* [What is needed]: Your task is to copy the lines between the line containing "The picture is" and the line containing "XAxis, YAxis, ReferenceArea", counting both of those lines, and to emit nothing more.

* [Recorded data]:
++++++
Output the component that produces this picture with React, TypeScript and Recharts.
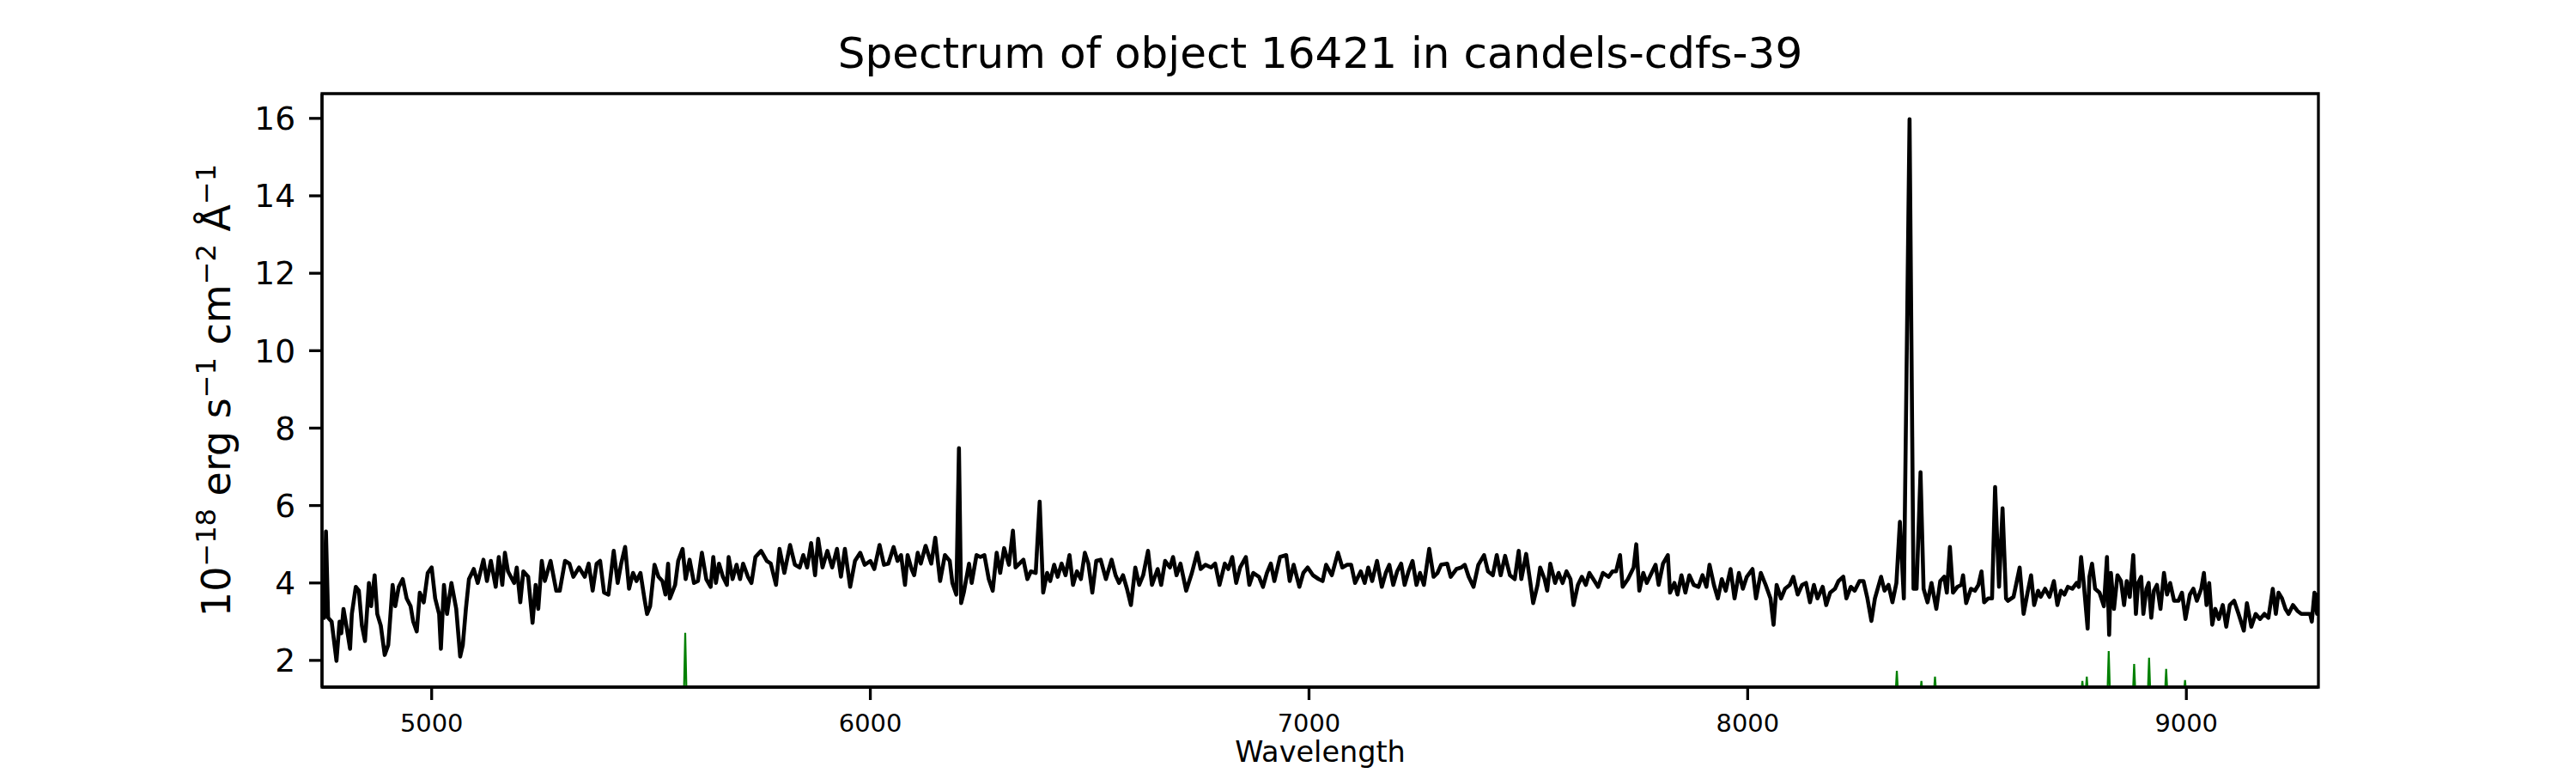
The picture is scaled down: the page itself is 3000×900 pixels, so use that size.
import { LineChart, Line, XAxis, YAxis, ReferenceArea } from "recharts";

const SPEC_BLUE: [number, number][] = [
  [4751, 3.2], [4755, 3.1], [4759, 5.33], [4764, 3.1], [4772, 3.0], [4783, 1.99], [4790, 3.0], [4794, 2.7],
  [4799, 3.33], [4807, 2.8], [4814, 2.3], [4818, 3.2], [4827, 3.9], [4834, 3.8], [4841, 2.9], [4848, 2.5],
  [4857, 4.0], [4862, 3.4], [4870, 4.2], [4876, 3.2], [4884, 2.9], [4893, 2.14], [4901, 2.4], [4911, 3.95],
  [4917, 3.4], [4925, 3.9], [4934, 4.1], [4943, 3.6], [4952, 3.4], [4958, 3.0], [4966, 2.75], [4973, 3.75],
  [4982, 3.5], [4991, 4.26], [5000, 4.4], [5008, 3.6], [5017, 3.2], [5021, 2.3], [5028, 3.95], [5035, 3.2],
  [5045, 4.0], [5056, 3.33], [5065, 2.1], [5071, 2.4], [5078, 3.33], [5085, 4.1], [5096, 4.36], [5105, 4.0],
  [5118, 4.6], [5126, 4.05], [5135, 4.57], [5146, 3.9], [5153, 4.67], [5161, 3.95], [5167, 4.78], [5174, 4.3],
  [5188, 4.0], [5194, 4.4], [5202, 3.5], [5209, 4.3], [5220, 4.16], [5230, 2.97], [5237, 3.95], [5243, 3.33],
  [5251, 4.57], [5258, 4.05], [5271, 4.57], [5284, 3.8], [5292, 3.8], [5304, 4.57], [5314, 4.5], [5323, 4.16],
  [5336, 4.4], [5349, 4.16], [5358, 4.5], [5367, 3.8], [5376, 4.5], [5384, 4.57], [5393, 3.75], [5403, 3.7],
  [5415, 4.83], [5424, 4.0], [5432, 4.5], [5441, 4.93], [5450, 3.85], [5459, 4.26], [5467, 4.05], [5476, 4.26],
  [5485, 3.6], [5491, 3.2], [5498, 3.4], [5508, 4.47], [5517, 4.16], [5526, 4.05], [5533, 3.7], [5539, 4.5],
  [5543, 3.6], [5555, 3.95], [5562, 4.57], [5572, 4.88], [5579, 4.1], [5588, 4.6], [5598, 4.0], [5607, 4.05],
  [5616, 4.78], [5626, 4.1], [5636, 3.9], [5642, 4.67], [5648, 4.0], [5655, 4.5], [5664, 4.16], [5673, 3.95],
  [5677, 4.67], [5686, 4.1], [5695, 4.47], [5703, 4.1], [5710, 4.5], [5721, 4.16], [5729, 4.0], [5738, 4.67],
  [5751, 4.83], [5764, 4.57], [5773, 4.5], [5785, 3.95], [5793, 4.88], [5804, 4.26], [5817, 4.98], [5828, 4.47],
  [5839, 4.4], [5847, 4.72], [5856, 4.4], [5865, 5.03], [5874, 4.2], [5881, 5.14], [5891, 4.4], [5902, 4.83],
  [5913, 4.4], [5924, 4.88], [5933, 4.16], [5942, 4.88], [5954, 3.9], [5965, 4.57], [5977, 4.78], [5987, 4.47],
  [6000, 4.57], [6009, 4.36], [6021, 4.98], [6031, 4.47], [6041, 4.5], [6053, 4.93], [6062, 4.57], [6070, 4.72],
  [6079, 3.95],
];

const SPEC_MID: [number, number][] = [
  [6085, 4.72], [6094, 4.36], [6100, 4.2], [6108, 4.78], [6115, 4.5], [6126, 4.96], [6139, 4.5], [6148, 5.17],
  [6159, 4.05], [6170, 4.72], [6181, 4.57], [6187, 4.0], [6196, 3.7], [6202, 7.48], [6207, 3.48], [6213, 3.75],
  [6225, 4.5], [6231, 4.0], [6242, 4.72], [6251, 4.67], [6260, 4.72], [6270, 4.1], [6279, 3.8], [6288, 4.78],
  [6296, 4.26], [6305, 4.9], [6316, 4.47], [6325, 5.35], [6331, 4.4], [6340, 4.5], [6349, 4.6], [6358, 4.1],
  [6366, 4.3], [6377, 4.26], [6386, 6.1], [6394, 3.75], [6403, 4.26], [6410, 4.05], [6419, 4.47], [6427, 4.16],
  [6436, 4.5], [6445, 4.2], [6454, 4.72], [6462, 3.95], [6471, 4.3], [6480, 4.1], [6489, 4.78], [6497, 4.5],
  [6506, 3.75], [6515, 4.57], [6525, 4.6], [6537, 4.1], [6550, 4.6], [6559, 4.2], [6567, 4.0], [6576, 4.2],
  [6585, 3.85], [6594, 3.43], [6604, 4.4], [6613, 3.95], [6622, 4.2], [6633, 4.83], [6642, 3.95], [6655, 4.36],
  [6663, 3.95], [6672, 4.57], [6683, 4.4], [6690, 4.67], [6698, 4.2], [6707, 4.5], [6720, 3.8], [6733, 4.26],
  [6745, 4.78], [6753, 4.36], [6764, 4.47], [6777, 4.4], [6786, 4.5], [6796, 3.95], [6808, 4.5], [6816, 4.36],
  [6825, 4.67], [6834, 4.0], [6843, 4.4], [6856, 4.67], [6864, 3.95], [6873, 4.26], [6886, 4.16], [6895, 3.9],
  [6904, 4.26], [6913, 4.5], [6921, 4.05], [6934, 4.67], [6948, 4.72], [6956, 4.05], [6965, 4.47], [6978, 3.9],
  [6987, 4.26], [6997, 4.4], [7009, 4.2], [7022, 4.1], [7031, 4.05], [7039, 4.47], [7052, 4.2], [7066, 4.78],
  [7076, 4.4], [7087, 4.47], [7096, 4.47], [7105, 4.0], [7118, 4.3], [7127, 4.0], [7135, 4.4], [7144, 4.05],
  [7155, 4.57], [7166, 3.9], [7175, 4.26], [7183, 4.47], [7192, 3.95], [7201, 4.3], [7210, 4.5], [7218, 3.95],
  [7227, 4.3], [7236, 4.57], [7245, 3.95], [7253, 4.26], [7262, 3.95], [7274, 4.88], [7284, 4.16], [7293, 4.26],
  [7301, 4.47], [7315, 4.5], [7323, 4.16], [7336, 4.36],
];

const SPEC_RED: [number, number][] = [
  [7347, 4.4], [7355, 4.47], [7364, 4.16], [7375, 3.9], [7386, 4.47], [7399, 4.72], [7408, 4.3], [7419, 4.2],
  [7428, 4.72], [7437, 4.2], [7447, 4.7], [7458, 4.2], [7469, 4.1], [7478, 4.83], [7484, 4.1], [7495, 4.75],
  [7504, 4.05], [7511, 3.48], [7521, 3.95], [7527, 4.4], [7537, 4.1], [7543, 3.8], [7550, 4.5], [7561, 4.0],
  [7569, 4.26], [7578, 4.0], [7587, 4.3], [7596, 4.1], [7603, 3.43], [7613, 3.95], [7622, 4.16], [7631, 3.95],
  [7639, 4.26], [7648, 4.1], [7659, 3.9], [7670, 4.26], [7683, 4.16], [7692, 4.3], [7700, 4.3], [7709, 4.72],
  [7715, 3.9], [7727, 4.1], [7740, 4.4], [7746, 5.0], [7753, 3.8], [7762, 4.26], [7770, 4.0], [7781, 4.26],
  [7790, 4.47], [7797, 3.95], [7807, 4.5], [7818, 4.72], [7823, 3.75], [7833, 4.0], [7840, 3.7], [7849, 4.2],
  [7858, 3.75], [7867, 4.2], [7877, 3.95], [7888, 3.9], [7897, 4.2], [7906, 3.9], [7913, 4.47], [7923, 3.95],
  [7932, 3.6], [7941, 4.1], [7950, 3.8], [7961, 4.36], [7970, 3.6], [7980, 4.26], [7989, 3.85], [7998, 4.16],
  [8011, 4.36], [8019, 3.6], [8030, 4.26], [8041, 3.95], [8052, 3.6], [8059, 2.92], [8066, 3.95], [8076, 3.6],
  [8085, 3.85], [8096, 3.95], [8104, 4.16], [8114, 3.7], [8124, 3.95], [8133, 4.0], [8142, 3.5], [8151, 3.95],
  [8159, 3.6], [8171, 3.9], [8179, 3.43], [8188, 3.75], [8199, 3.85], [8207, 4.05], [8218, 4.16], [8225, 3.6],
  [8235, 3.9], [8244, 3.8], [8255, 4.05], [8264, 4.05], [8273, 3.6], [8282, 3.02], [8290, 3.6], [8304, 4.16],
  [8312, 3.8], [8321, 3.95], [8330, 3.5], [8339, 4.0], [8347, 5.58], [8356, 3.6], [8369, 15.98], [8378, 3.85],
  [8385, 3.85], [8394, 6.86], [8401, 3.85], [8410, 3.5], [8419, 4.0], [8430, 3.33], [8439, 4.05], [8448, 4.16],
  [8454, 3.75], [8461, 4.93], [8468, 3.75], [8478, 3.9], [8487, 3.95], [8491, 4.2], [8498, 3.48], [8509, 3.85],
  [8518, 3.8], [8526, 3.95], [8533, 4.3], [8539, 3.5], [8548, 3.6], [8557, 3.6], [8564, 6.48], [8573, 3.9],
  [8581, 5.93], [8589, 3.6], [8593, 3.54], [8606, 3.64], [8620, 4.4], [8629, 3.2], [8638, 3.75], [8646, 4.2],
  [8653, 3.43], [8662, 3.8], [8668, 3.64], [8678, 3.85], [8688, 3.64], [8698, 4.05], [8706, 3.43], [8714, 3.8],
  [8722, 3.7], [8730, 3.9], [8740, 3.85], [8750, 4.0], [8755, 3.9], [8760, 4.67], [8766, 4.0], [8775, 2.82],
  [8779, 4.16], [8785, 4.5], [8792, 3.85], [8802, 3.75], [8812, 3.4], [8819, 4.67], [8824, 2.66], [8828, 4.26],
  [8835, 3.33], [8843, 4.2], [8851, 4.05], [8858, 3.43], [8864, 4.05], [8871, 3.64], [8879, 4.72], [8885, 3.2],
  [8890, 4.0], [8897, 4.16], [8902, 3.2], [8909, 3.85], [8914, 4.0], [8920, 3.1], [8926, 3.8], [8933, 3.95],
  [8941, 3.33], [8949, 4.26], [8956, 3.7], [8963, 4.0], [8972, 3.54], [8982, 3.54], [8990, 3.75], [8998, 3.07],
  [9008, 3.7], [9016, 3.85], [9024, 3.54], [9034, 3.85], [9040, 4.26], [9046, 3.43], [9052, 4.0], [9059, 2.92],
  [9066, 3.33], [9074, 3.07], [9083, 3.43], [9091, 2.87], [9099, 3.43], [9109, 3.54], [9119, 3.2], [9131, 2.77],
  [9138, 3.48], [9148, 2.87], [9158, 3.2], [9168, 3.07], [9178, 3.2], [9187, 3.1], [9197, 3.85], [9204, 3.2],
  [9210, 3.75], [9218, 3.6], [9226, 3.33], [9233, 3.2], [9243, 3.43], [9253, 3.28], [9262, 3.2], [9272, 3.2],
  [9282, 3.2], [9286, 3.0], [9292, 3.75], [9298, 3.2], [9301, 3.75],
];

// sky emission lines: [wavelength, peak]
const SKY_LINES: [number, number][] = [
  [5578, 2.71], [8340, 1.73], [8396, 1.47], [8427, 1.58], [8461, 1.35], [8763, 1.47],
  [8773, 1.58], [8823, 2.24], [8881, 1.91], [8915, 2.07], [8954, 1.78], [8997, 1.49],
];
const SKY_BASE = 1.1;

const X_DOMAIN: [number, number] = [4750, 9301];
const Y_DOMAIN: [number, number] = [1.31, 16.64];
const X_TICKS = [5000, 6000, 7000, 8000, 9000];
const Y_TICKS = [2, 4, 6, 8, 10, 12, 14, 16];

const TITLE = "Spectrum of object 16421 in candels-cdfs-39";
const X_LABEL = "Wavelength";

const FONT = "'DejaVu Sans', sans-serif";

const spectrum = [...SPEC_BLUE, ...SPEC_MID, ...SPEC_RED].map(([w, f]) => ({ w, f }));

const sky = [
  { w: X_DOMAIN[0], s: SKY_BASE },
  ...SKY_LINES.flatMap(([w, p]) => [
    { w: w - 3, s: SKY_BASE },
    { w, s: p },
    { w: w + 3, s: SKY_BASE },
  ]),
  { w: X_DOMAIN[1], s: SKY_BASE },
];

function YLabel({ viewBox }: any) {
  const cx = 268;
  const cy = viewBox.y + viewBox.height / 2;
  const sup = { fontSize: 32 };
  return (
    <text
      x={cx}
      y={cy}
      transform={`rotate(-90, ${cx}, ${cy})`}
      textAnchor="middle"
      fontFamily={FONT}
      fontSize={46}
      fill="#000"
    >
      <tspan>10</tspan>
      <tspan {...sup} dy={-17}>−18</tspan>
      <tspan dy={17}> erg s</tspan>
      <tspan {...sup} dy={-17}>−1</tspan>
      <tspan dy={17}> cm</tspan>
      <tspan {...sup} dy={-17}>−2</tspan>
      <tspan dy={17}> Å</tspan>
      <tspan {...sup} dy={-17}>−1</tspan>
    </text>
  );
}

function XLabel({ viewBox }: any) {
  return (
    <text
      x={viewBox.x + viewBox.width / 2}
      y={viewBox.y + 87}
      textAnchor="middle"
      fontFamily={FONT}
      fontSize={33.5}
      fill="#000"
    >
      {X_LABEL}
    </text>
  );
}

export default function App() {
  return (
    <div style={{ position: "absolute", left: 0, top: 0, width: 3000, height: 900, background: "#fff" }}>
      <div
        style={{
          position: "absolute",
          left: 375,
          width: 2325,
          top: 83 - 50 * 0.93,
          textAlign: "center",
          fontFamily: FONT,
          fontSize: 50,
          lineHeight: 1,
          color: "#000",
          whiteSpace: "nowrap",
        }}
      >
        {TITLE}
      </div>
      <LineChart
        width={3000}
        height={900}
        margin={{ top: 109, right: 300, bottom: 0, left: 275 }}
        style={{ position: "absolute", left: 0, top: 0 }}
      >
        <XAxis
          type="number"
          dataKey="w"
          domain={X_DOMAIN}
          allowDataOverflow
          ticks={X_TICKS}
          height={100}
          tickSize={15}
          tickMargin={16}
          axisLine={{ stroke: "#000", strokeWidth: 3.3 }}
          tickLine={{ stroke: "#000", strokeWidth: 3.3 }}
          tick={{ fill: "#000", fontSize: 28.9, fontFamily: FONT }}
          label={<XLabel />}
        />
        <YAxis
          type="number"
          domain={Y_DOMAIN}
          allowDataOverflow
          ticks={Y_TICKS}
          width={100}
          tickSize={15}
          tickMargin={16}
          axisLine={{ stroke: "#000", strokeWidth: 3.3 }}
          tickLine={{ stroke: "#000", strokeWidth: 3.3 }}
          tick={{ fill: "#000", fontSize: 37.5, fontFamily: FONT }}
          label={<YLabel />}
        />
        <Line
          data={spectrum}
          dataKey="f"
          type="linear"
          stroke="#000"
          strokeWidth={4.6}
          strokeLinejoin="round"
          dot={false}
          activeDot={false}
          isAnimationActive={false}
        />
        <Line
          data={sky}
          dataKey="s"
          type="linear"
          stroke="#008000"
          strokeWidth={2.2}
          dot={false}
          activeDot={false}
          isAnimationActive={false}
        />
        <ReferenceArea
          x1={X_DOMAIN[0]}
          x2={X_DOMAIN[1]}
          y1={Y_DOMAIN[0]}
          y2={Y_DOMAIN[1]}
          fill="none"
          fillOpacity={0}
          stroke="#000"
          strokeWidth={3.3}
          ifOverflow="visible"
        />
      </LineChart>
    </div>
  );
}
++++++
* [Result for this task]:
The picture is scaled down: the page itself is 3000×900 pixels, so use that size.
import { LineChart, Line, XAxis, YAxis, ReferenceArea } from "recharts";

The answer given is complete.